KU Team Takes First Place in Corporate Software Competition


Cerner Corporation Software Competition

A team of University of Kansas computer science and computer engineering students won a multi-university design competition led by a major Kansas City-based healthcare software development firm.

On Dec. 6, students from KU, Kansas State University, the University of Iowa and Purdue University traveled to Kansas City to present their semester-long design project before executives at Cerner Corp.

KU students Samantha Cook, John Heideman, Jeffery Unger and Jonathan VanEenwyk beat all other teams for first-place honors. The competition asked students to develop software for a PDA to be used by physicians and other healthcare providers. The PDA would present, collect and tie together patient information and other data essential to healthcare providers as they care for their clients.

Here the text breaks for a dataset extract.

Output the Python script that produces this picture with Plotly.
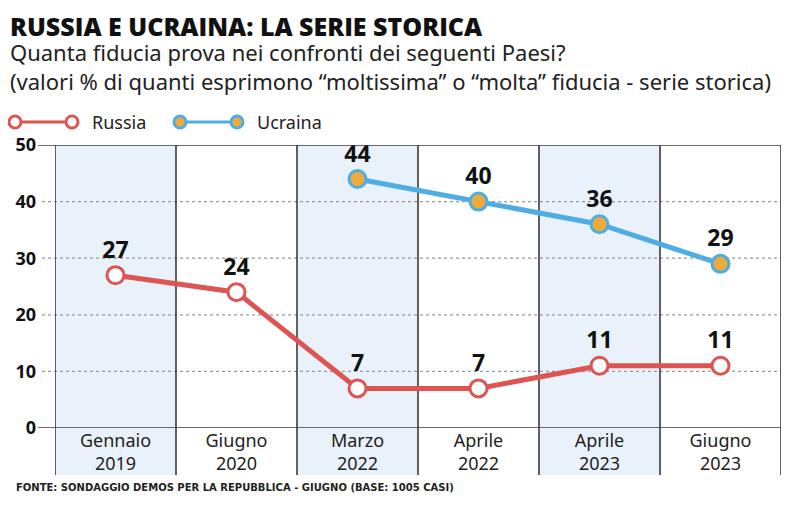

"The students did an outstanding job. I knew we had the potential to perform well in this challenge," said Arvin Agah, KU associate professor of electrical engineering and computer science and instructor of the Software Development Lifecycle course. "From an engineering perspective, these are strong schools to compete against. All the students had to draw upon their best creative and technical skills in order to succeed."

Fourteen KU computer science and computer engineering students took part in the course, which employed a videoconference learning environment to connect students from the four universities with professionals at Cerner. The company provided each of the nine student teams with a PDA on which to build, test and run their class project. KU's class was held in a videoconference room housed at the university's Information and Telecommunication Technology Center. ITTC is a major research center at KU that focuses on creating innovative technologies in telecommunications, information systems, bioinformatics and radar.

Through videoconferencing, Cerner's engineers and business and medical professionals assisted with course lectures, giving students at all four schools lessons based on actual engineering and development processes. Stephen Smith, senior learning strategist with Cerner, said in an earlier interview that the company's associates committed between 500 and 700 hours to developing and delivering the course, above and beyond their day-to-day responsibilities.

For students, the course was a way to experience what it takes to move an idea from the product concept stage through rapid prototype development of the product, Agah said.

"The techniques and methodologies they've learned in the course can apply to any software development project they work on in the future," Agah said. "That they were able to work on an actual product in a competitive business environment makes the experience richer and more relevant to their careers."

The students retain the intellectual property rights to the software they developed for the project. The members of the winning team each received one of the PDAs.